Back in the dining room, a curious Dr. Arbuthnot looks around at the various things in the dining room. After a few minutes, he casually takes the time to light himself a cigar when he spots the ten freshly dug mounds in the rainy back garden when the lights in the room flicker for a few seconds from the storm outside. Arbuthnot then picks up and reads a discarded newspaper lying on the couch which has a heading on the missing sheriff. Norman Arbuthnot looks towards the strong smelling blue bottle, and then back at the ten mounds of dirt outside in the pouring rain, and then back at the blue bottle... he begins to put two and two together.
In the kitchen, Jude dials 911 and Luke points the gun at her, but Jude is placed on hold by the police department so she hangs up. Luke breaks down and the house mates console him before rejoining Dr. Norman Arbuthnot in the dining room. Arbuthnot presents the group with glasses of wine and offers them a toast but does not drink himself, with the excuse that he doesn't want to be too intoxicated to fly his private plane.

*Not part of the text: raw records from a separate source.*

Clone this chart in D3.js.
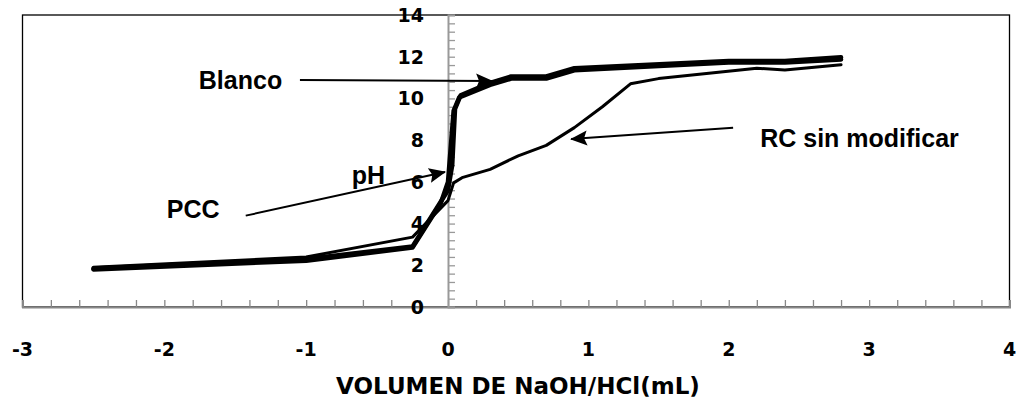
<!DOCTYPE html>
<html>
<head>
<meta charset="utf-8">
<script src="https://cdn.jsdelivr.net/npm/d3@7"></script>
<style>
  body { margin: 0; background: #fff; }
</style>
</head>
<body>
<script>
// tick labels
var xTicks = [-3, -2, -1, 0, 1, 2, 3, 4];
var yTicks = [0, 2, 4, 6, 8, 10, 12, 14];

// volumen (mL) / pH for each curve
var blancoX = [-2.5, -1, -0.25, 0, 0.03, 0.05, 0.09, 0.3, 0.45, 0.7, 0.9, 2.0, 2.4, 2.8];
var blancoY = [1.85, 2.3, 2.9, 5.6, 6.8, 9.5, 10.15, 10.75, 11.05, 11.05, 11.45, 11.8, 11.8, 11.97];

var pccX = [-2.5, -1, -0.25, -0.05, 0, 0.04, 0.08, 0.3, 0.45, 0.7, 0.9, 2.0, 2.4, 2.8];
var pccY = [1.8, 2.22, 2.85, 5.0, 6.0, 9.4, 10.05, 10.65, 10.95, 10.95, 11.35, 11.72, 11.72, 11.87];

var rcX = [-2.5, -1, -0.25, 0, 0.04, 0.1, 0.3, 0.5, 0.7, 0.9, 1.1, 1.3, 1.5, 2.2, 2.4, 2.8];
var rcY = [1.9, 2.4, 3.35, 5.1, 5.95, 6.2, 6.6, 7.25, 7.75, 8.6, 9.6, 10.7, 10.95, 11.45, 11.36, 11.62];

var w = 1029;
var h = 402;

var svg = d3.select("body")
    .append("svg")
    .attr("width", w)
    .attr("height", h);

var xScale = d3.scaleLinear()
    .domain([-3, 0, 4])
    .range([22.5, 448, 1009.5]);

var yScale = d3.scaleLinear()
    .domain([0, 14])
    .range([307, 15]);

// plot frame
svg.append("rect")
    .attr("x", xScale(-3))
    .attr("y", yScale(14))
    .attr("width", xScale(4) - xScale(-3))
    .attr("height", yScale(0) - yScale(14))
    .attr("fill", "none")
    .attr("stroke", "#000")
    .attr("stroke-width", 1.3);

// x axis with minor ticks
var xAxis = d3.axisTop(xScale)
    .tickValues(d3.range(-3, 4.001, 0.2))
    .tickSize(7)
    .tickFormat("");

svg.append("g")
    .attr("transform", "translate(0," + yScale(0) + ")")
    .call(xAxis)
    .call(function(g) {
        g.select(".domain").attr("stroke", "#888").attr("stroke-width", 2);
        g.selectAll(".tick line").attr("stroke", "#888").attr("stroke-width", 1.3);
    });

// y axis with minor ticks
var yAxis = d3.axisRight(yScale)
    .tickValues(d3.range(0, 14.001, 0.4))
    .tickSize(7)
    .tickFormat("");

svg.append("g")
    .attr("transform", "translate(" + xScale(0) + ",0)")
    .call(yAxis)
    .call(function(g) {
        g.select(".domain").attr("stroke", "#999").attr("stroke-width", 2);
        g.selectAll(".tick line").attr("stroke", "#999").attr("stroke-width", 1.3);
    });

// tick labels
svg.selectAll("text.xlab")
    .data(xTicks)
    .enter()
    .append("text")
    .attr("class", "xlab")
    .attr("x", function(d) { return xScale(d); })
    .attr("y", 349)
    .attr("dy", ".36em")
    .attr("text-anchor", "middle")
    .attr("font-family", "DejaVu Sans")
    .attr("font-weight", "bold")
    .attr("font-size", "19px")
    .text(function(d) { return d; });

svg.selectAll("text.ylab")
    .data(yTicks)
    .enter()
    .append("text")
    .attr("class", "ylab")
    .attr("x", 424)
    .attr("y", function(d) { return yScale(d); })
    .attr("dy", ".36em")
    .attr("text-anchor", "end")
    .attr("font-family", "DejaVu Sans")
    .attr("font-weight", "bold")
    .attr("font-size", "19px")
    .text(function(d) { return d; });

svg.append("text")
    .attr("x", 518)
    .attr("y", 394)
    .attr("text-anchor", "middle")
    .attr("font-family", "DejaVu Sans")
    .attr("font-weight", "bold")
    .attr("font-size", "23px")
    .text("VOLUMEN DE NaOH/HCl(mL)");

// curves
var line = d3.line()
    .x(function(d) { return xScale(d[0]); })
    .y(function(d) { return yScale(d[1]); });

function pairs(xs, ys) {
    return xs.map(function(x, i) { return [x, ys[i]]; });
}

var series = [
    { name: "RC sin modificar", pts: pairs(rcX, rcY), width: 3 },
    { name: "PCC", pts: pairs(pccX, pccY), width: 4.5 },
    { name: "Blanco", pts: pairs(blancoX, blancoY), width: 4.5 }
];

svg.selectAll("path.curve")
    .data(series)
    .enter()
    .append("path")
    .attr("class", "curve")
    .attr("d", function(d) { return line(d.pts); })
    .attr("fill", "none")
    .attr("stroke", "#000")
    .attr("stroke-width", function(d) { return d.width; })
    .attr("stroke-linejoin", "round")
    .attr("stroke-linecap", "round");

// arrow head
svg.append("defs")
    .append("marker")
    .attr("id", "head")
    .attr("markerUnits", "userSpaceOnUse")
    .attr("viewBox", "0 -8 17 16")
    .attr("refX", 16)
    .attr("refY", 0)
    .attr("markerWidth", 17)
    .attr("markerHeight", 16)
    .attr("orient", "auto")
    .append("path")
    .attr("d", "M0,-7.5L17,0L0,7.5L3,0Z")
    .attr("fill", "#000");

// labels with arrows (data units)
var notes = [
    { text: "Blanco", tx: -1.757, ty: 10.44, x1: -1.044, y1: 10.88, x2: 0.314, y2: 10.83 },
    { text: "RC sin modificar", tx: 2.224, ty: 7.68, x1: 2.031, y1: 8.6, x2: 0.877, y2: 8.05 },
    { text: "PCC", tx: -1.983, ty: 4.25, x1: -1.426, y1: 4.38, x2: -0.021, y2: 6.47 },
    { text: "pH", tx: -0.678, ty: 5.9 }
];

svg.selectAll("line.note")
    .data(notes.filter(function(d) { return d.x1 !== undefined; }))
    .enter()
    .append("line")
    .attr("class", "note")
    .attr("x1", function(d) { return xScale(d.x1); })
    .attr("y1", function(d) { return yScale(d.y1); })
    .attr("x2", function(d) { return xScale(d.x2); })
    .attr("y2", function(d) { return yScale(d.y2); })
    .attr("stroke", "#000")
    .attr("stroke-width", 2)
    .attr("marker-end", "url(#head)");

svg.selectAll("text.note")
    .data(notes)
    .enter()
    .append("text")
    .attr("class", "note")
    .attr("x", function(d) { return xScale(d.tx); })
    .attr("y", function(d) { return yScale(d.ty); })
    .attr("font-family", "Liberation Sans, Arial, sans-serif")
    .attr("font-weight", "bold")
    .attr("font-size", "25px")
    .text(function(d) { return d.text; });
</script>
</body>
</html>
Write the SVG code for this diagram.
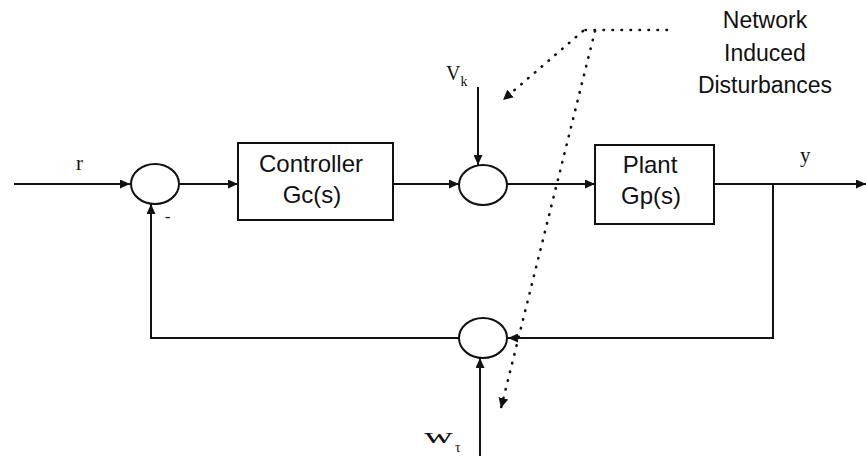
<svg xmlns="http://www.w3.org/2000/svg" width="866" height="456" viewBox="0 0 866 456">
<defs>
<marker id="arr" markerUnits="userSpaceOnUse" markerWidth="11" markerHeight="9" refX="10" refY="4.5" orient="auto">
<path d="M0,0 L10,4.5 L0,9 z" fill="#111"/>
</marker>
<marker id="darr" markerUnits="userSpaceOnUse" markerWidth="11" markerHeight="10" refX="10" refY="5" orient="auto">
<path d="M0,0 L10,5 L0,10 z" fill="#111"/>
</marker>
</defs>
<style>
.ln{stroke:#111;stroke-width:2;fill:none}
.box{stroke:#111;stroke-width:2;fill:#fff}
.sum{stroke:#111;stroke-width:2;fill:#fff}
.dot{stroke:#111;stroke-width:2.6;fill:none;stroke-dasharray:0.5 8.5;stroke-linecap:round}
.sans{font-family:"Liberation Sans",Arial,sans-serif;fill:#111}
.serif{font-family:"Liberation Serif","Times New Roman",serif;fill:#111}
</style>
<rect width="866" height="456" fill="#fff"/>
<g id="connectors">
<line class="ln" x1="14" y1="184" x2="130" y2="184" marker-end="url(#arr)"/>
<line class="ln" x1="180" y1="184" x2="238" y2="184" marker-end="url(#arr)"/>
<line class="ln" x1="393" y1="184" x2="459" y2="184" marker-end="url(#arr)"/>
<line class="ln" x1="478" y1="87" x2="478" y2="165" marker-end="url(#arr)"/>
<line class="ln" x1="507" y1="184" x2="595" y2="184" marker-end="url(#arr)"/>
<line class="ln" x1="714" y1="184" x2="866" y2="184" marker-end="url(#arr)"/>
<polyline class="ln" points="773,184 773,338 508,338" marker-end="url(#arr)"/>
<polyline class="ln" points="459,338 151,338 151,204" marker-end="url(#arr)"/>
<line class="ln" x1="480" y1="456" x2="480" y2="358" marker-end="url(#arr)"/>
<line class="dot" x1="667" y1="30" x2="583" y2="30"/>
<line class="dot" x1="583" y1="31" x2="503" y2="100" marker-end="url(#darr)"/>
<line class="dot" x1="595" y1="31" x2="501" y2="408" marker-end="url(#darr)"/>
</g>
<g id="sum1"><ellipse class="sum" cx="155" cy="184" rx="24" ry="20"/></g>
<g id="controller">
<rect class="box" x="238" y="143" width="155" height="77"/>
<text class="sans" x="311" y="172" font-size="24" text-anchor="middle">Controller</text>
<text class="sans" x="312" y="203" font-size="24" text-anchor="middle">Gc(s)</text>
</g>
<g id="sum2"><ellipse class="sum" cx="483" cy="185" rx="24" ry="20"/></g>
<g id="plant">
<rect class="box" x="595" y="145" width="119" height="79"/>
<text class="sans" x="650" y="173" font-size="24" text-anchor="middle">Plant</text>
<text class="sans" x="651" y="204" font-size="24" text-anchor="middle">Gp(s)</text>
</g>
<g id="sum3"><ellipse class="sum" cx="483" cy="338" rx="24" ry="20"/></g>
<g id="labels">
<text class="serif" x="76" y="170" font-size="21">r</text>
<text class="serif" x="165" y="222" font-size="16">-</text>
<text class="serif" x="800" y="162" font-size="21">y</text>
<text class="serif" x="446" y="80" font-size="20">V<tspan font-size="14" dy="6">k</tspan></text>
<text class="serif" x="424" y="443" font-size="20" textLength="29" lengthAdjust="spacingAndGlyphs">w</text>
<text class="serif" x="455" y="452" font-size="14">τ</text>
</g>
<g id="note">
<text class="sans" x="765" y="28" font-size="23" text-anchor="middle">Network</text>
<text class="sans" x="765" y="61" font-size="23" text-anchor="middle">Induced</text>
<text class="sans" x="765" y="93" font-size="23" text-anchor="middle">Disturbances</text>
</g>
</svg>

A closing shot of a painting portrays all five students collapsed on the floor, with Norman standing next to the blue bottle and smoking his cigar. The film ends with an audio recording of Norman speculating about his possible presidential bid to a cheering crowd, pledging to do the people's will and describing himself as the people's "humble, humble, servant", and in the closing voice-over, Norman explains his reluctance to accept his fans' urging to take on the responsibility of "the highest office in the land" by explaining: "I already have."